Le roi, étonné, marcha devant lui, et le conduisit dans son cabinet.

À peine la porte en fut-elle refermée, que, sans circonlocution et sans ambages :

— Sire, dit le nouveau président, j’ai l’honneur d’offrir ma démission à Votre Majesté.

— Eh ! mon Dieu, monsieur Périer, s’écria le roi, et à quel propos ?

— Sire, reprit le ministre exaspéré, des ennemis dans les clubs, des ennemis dans les rues, des ennemis dans la Chambre, passe encore ! mais des ennemis à la cour, à laquelle je viens offrir mon nom, mon courage, ma fortune, c’est trop ! et je ne me sens pas la force, je l’avoue à Votre Majesté, de faire face à toutes ces haines.

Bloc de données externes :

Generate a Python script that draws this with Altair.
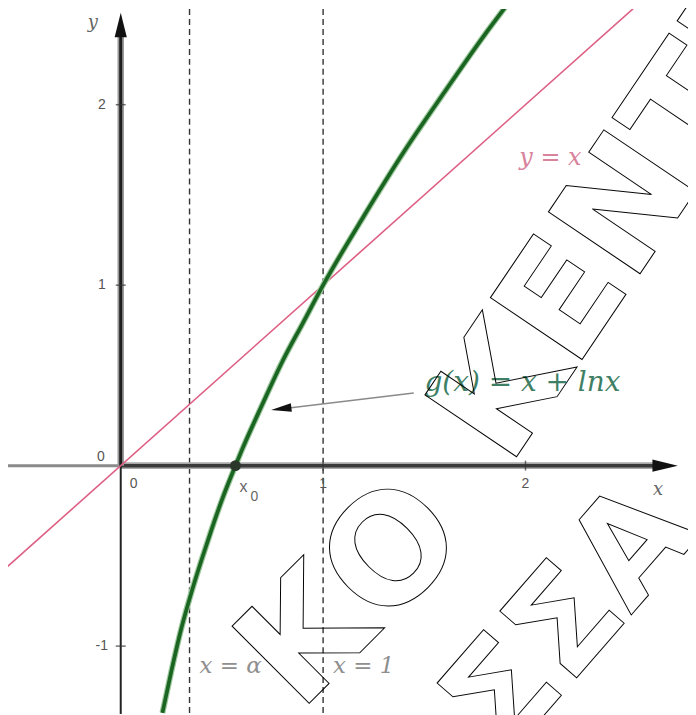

Le roi sentit le coup ; il fallait le parer, car, dans la situation, peut-être allait-il être mortel.

Alors, tout ce que sa voix avait de flatterie, tout ce que son esprit avait de séduction, — et il en avait beaucoup ! — le roi le mit en usage pour adoucir l’orgueil blessé de son ministre.

Mais Casimir Périer répéta incessamment, avec la hautaine inflexibilité de son caractère :

— Sire, j’ai l’honneur d’offrir ma démission à Votre Majesté.

Le roi comprit qu’il fallait faire amende honorable.

— Attendez dix minutes ici, mon cher monsieur Périer, fit-il ; dans dix minutes, vous êtes libre.

Le ministre s’inclina en silence, et laissa sortir le roi.

Pendant ces dix minutes, le roi expliqua à la reine, à sa sœur et à son fils l’urgence qu’il y avait pour lui à garder M. Casimir Périer, et leur annonça la résolution que venait de prendre M. Casimir Périer de donner sa démission.

C’était un mot d’ordre nouveau. En quelques secondes, il fut transmis à qui de droit.